In a move that threatens to fundamentally redraw the global automotive map, the Trump administration has tabled a shock proposal to increase Regional Value Content (RVC) for vehicles circulating in North America. According to reports from Reuters, the plan envisions raising the threshold to 82%, up from the already stringent 75% mandated by the USMCA agreement, with the additional and highly controversial requirement that 50% of the vehicle's total value must originate exclusively from the United States.

The End of Globalization as We Know It

This proposal is not merely a technical adjustment to a trade agreement; it is a frontal assault on the globalized production model that has dominated the last three decades. During the NAFTA era, automakers created a complex web where components crossed the borders of the US, Mexico, and Canada multiple times before final assembly. The new requirement for 50% "purely American" content essentially negates the advantage of low labor costs in Mexico, forcing companies to either move production back to the American North or face crippling tariffs.

Analysts point out that this move is part of a broader strategy of "decoupling" and protectionism. While the goal is to revitalize American manufacturing in the Rust Belt, the cost is expected to be passed on to the end consumer. The automotive industry operates on razor-thin margins, and the violent restructuring of supply chains will inevitably lead to price hikes for new models.

The Role of AI and Automation

An interesting paradox emerges here: bringing production back to the US does not necessarily mean the return of 1970s-style jobs. For American industries to remain competitive against cheap foreign labor, the adoption of Artificial Intelligence and advanced robotics is the only way forward. The "smart factories" called upon to meet the 50% US content quota will be manned by fewer workers and more optimization algorithms.

  • Automated assembly lines with AI-driven quality control.
  • Inventory management systems that predict shortages before they happen.
  • Digital Twins for designing more efficient components within the US.

Consequently, political pressure for "Made in USA" content acts as an accelerator for the 4th Industrial Revolution, transforming the auto industry from a labor-intensive activity into a capital- and technology-intensive one.

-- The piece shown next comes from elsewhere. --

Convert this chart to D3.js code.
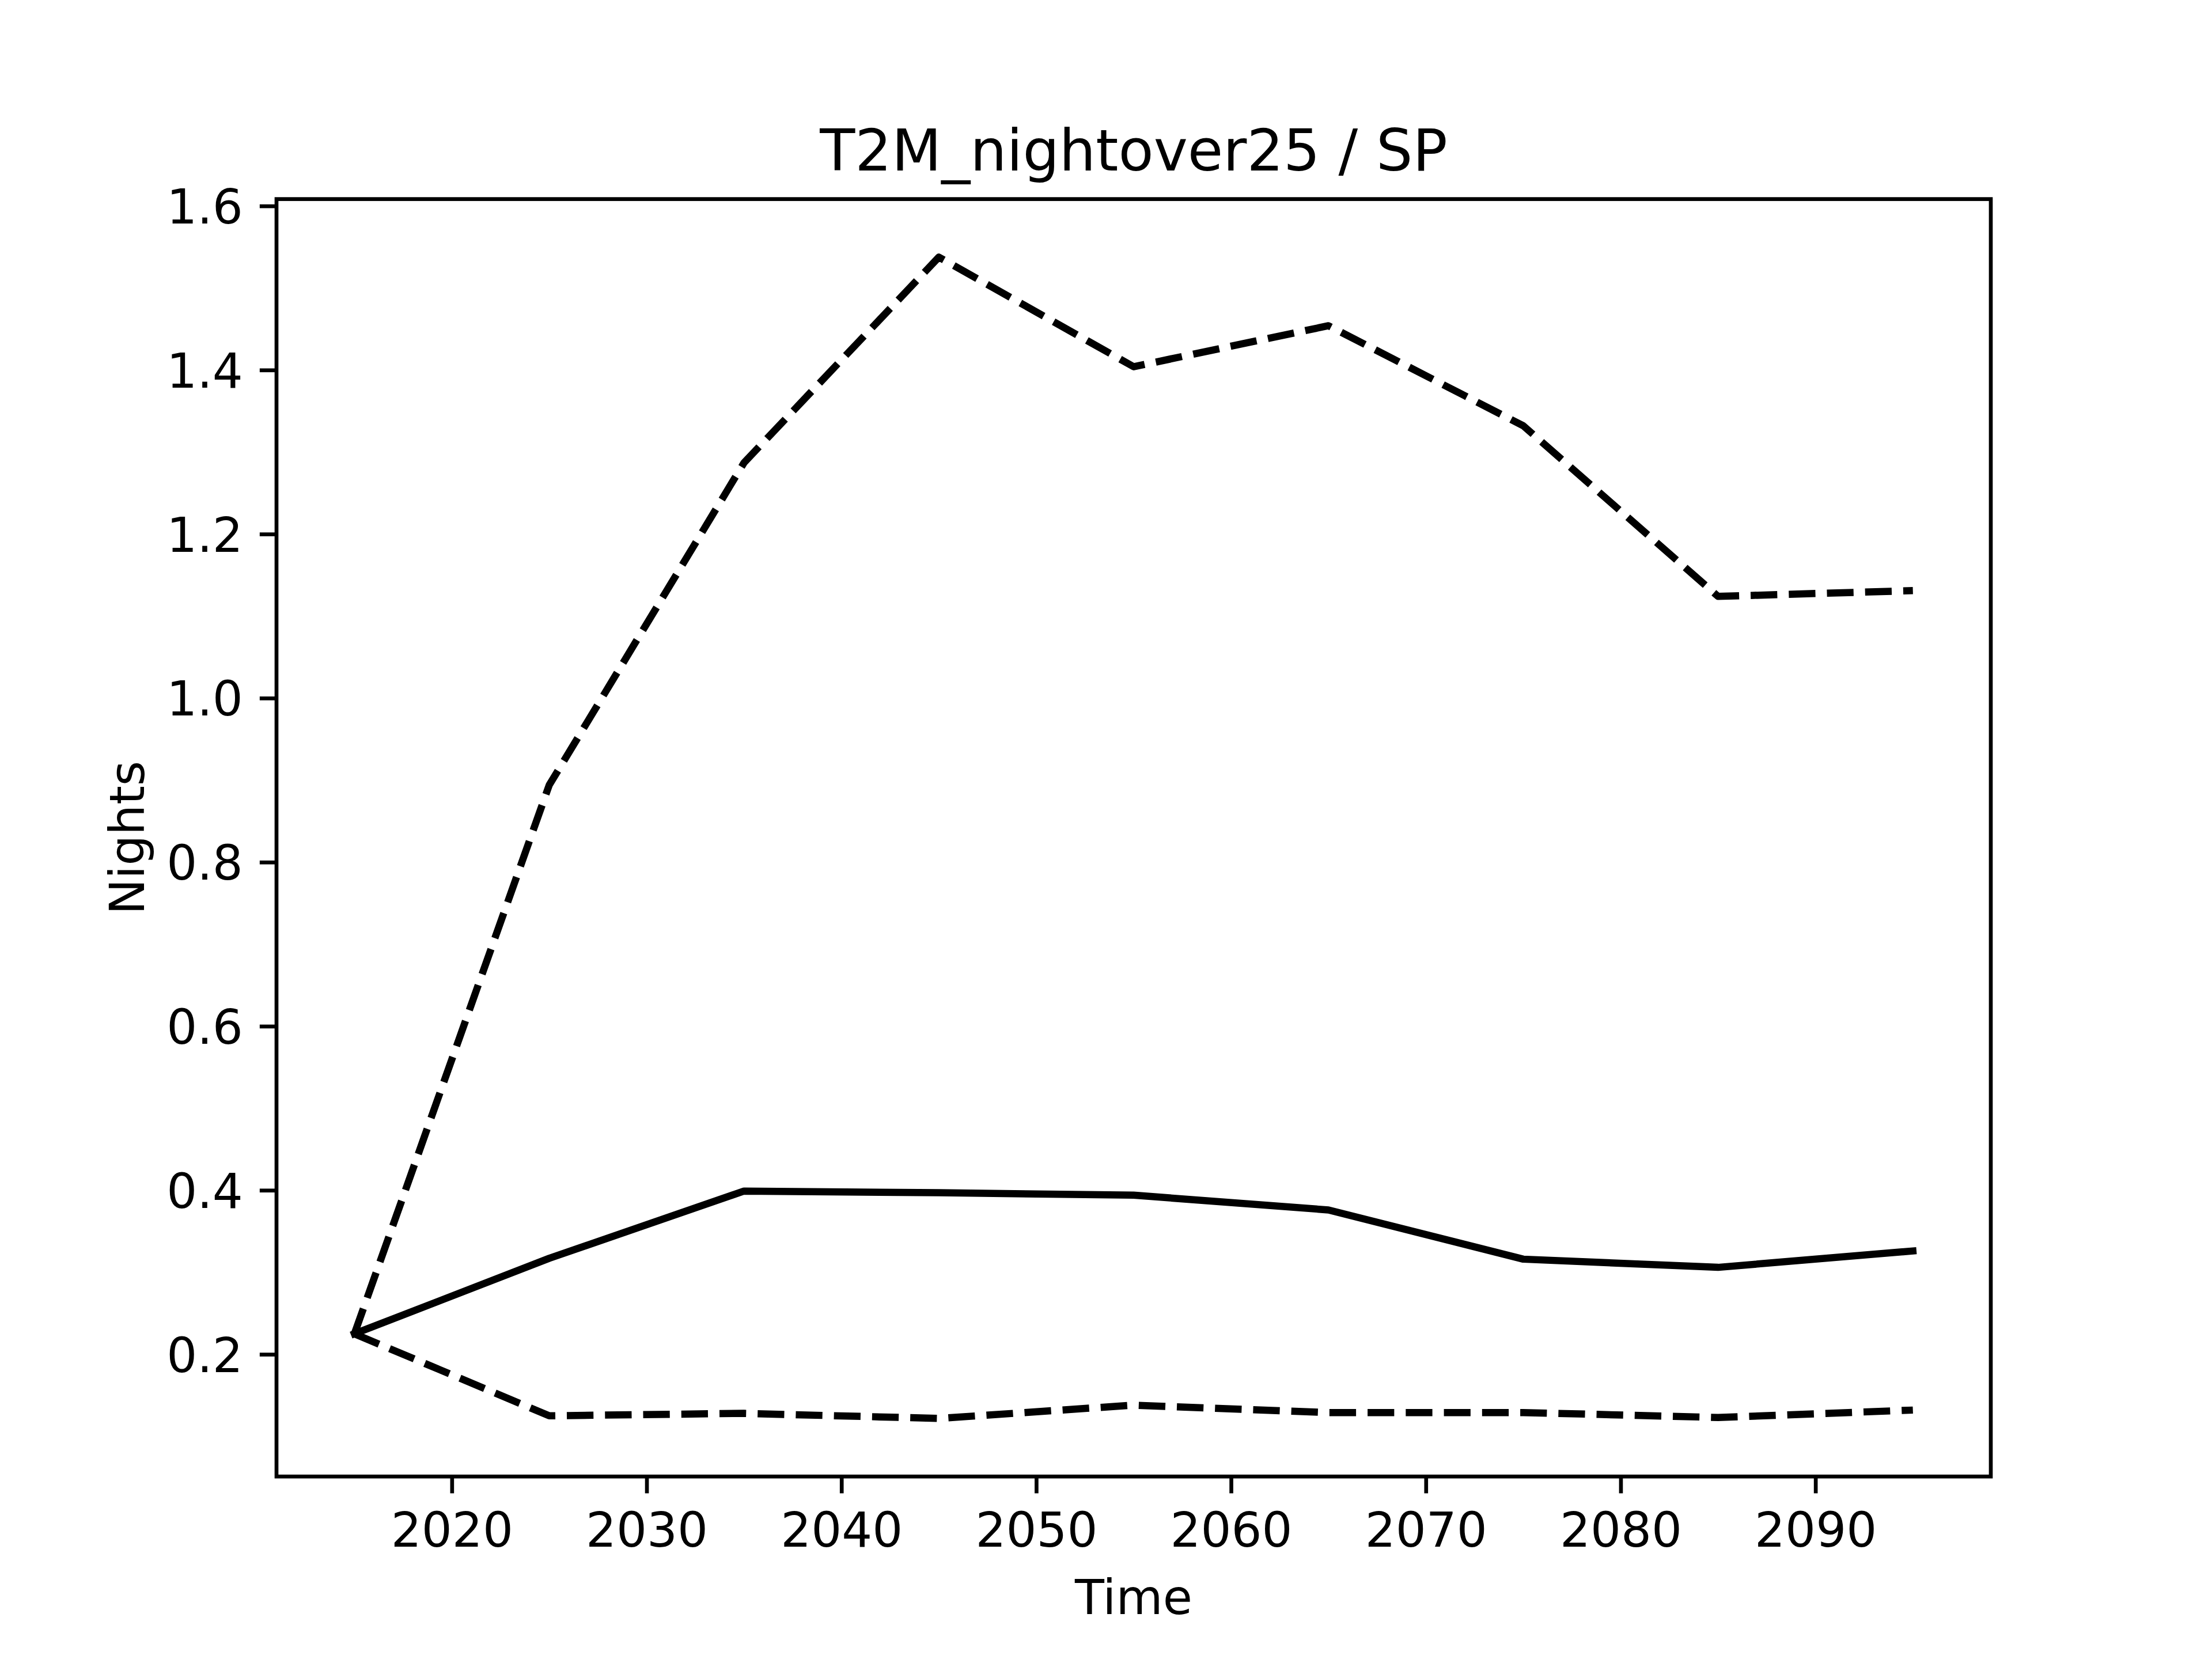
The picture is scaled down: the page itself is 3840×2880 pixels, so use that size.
<!DOCTYPE html>
<html><head><meta charset="utf-8">
<script src="https://cdn.jsdelivr.net/npm/d3@7"></script>
<style>html,body{margin:0;padding:0;background:#fff;}</style>
</head><body>
<script>
const years = [2015, 2025, 2035, 2045, 2055, 2065, 2075, 2085, 2095];
const meanVals = [0.225, 0.317, 0.399, 0.397, 0.394, 0.376, 0.316, 0.306, 0.326];
const upperVals = [0.225, 0.894, 1.287, 1.5376, 1.404, 1.454, 1.332, 1.124, 1.131];
const lowerVals = [0.225, 0.125, 0.128, 0.1218, 0.138, 0.129, 0.129, 0.123, 0.132];
const xTicks = [2020, 2030, 2040, 2050, 2060, 2070, 2080, 2090];
const yTicks = [0.2, 0.4, 0.6, 0.8, 1.0, 1.2, 1.4, 1.6];
const titleText = "T2M_nightover25 / SP";
const xLabel = "Time";
const yLabel = "Nights";

const W = 3840, H = 2880;
const L = 480, R = 3456, T = 345.6, B = 2563.2;
const pt = 600/72;
const font = "DejaVu Sans, sans-serif";

const svg = d3.select("body").append("svg").attr("width", W).attr("height", H)
  .style("display","block").style("background","#fff");

const allVals = meanVals.concat(upperVals, lowerVals);
const xmin = d3.min(years), xmax = d3.max(years);
const ymin = d3.min(allVals), ymax = d3.max(allVals);
const xm = (xmax - xmin) * 0.05, ym = (ymax - ymin) * 0.05;
const x = d3.scaleLinear().domain([xmin - xm, xmax + xm]).range([L, R]);
const y = d3.scaleLinear().domain([ymin - ym, ymax + ym]).range([B, T]);

const line = d3.line().x((d, i) => x(years[i])).y(d => y(d));
const g = svg.append("g");
const lw = 1.5 * pt;
g.append("path").attr("d", line(upperVals)).attr("fill","none").attr("stroke","#000")
  .attr("stroke-width", lw).attr("stroke-dasharray", `${3.7*lw} ${1.6*lw}`)
  .attr("stroke-linecap","butt").attr("stroke-linejoin","round");
g.append("path").attr("d", line(lowerVals)).attr("fill","none").attr("stroke","#000")
  .attr("stroke-width", lw).attr("stroke-dasharray", `${3.7*lw} ${1.6*lw}`)
  .attr("stroke-linecap","butt").attr("stroke-linejoin","round");
g.append("path").attr("d", line(meanVals)).attr("fill","none").attr("stroke","#000")
  .attr("stroke-width", lw).attr("stroke-linecap","square").attr("stroke-linejoin","round");

const fs = 10 * pt;
const tickLen = 3.5 * pt, tickW = 0.8 * pt, pad = 3.5 * pt;

const xAxis = svg.append("g").attr("transform", `translate(0,${B})`)
  .call(d3.axisBottom(x).tickValues(xTicks).tickFormat(d3.format("d")).tickSize(tickLen).tickPadding(pad));
const yAxis = svg.append("g").attr("transform", `translate(${L},0)`)
  .call(d3.axisLeft(y).tickValues(yTicks).tickFormat(d3.format(".1f")).tickSize(tickLen).tickPadding(pad));
[xAxis, yAxis].forEach(a => {
  a.select(".domain").remove();
  a.selectAll(".tick line").attr("stroke","#000").attr("stroke-width", tickW);
  a.selectAll(".tick text").attr("font-family", font).attr("font-size", fs).attr("fill","#000");
});
xAxis.selectAll(".tick text").attr("dy", "0.76em");
yAxis.selectAll(".tick text").attr("dy", "0.36em");

svg.append("rect").attr("x", L).attr("y", T).attr("width", R - L).attr("height", B - T)
  .attr("fill","none").attr("stroke","#000").attr("stroke-width", tickW);

svg.append("text").attr("x", (L + R) / 2).attr("y", T - 6 * pt).attr("text-anchor","middle")
  .attr("font-family", font).attr("font-size", 12 * pt).attr("fill","#000").text(titleText);
svg.append("text").attr("x", (L + R) / 2).attr("y", 2802).attr("text-anchor","middle")
  .attr("font-family", font).attr("font-size", fs).attr("fill","#000").text(xLabel);
svg.append("text").attr("transform", `translate(250,${(T + B) / 2}) rotate(-90)`).attr("text-anchor","middle")
  .attr("font-family", font).attr("font-size", fs).attr("fill","#000").text(yLabel);
</script>
</body></html>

Geopolitical Turbulence: Mexico and Canada on Edge

The reaction from Mexico and Canada is expected to be fierce. For Mexico, the automotive sector is the backbone of its economy. Such a quota could lead to a mass exodus of investment and economic destabilization. Canada, on the other hand, worries about the integration of its own parts industry, which is tightly linked between Ontario and Michigan. The negotiations for the USMCA review in 2026 are shaping up to be the toughest in the history of North American trade relations.

"This isn't just about trade; it's about sovereignty over the technological infrastructure of the future," says a senior industry executive who requested anonymity.

In conclusion, the Trump administration's proposal signals a transition to an era of economic nationalism, where proximity and national origin outweigh economic efficiency. Whether this strategy succeeds in building a new American industrial renaissance or leads to a vicious cycle of inflation and trade wars remains to be seen in practice.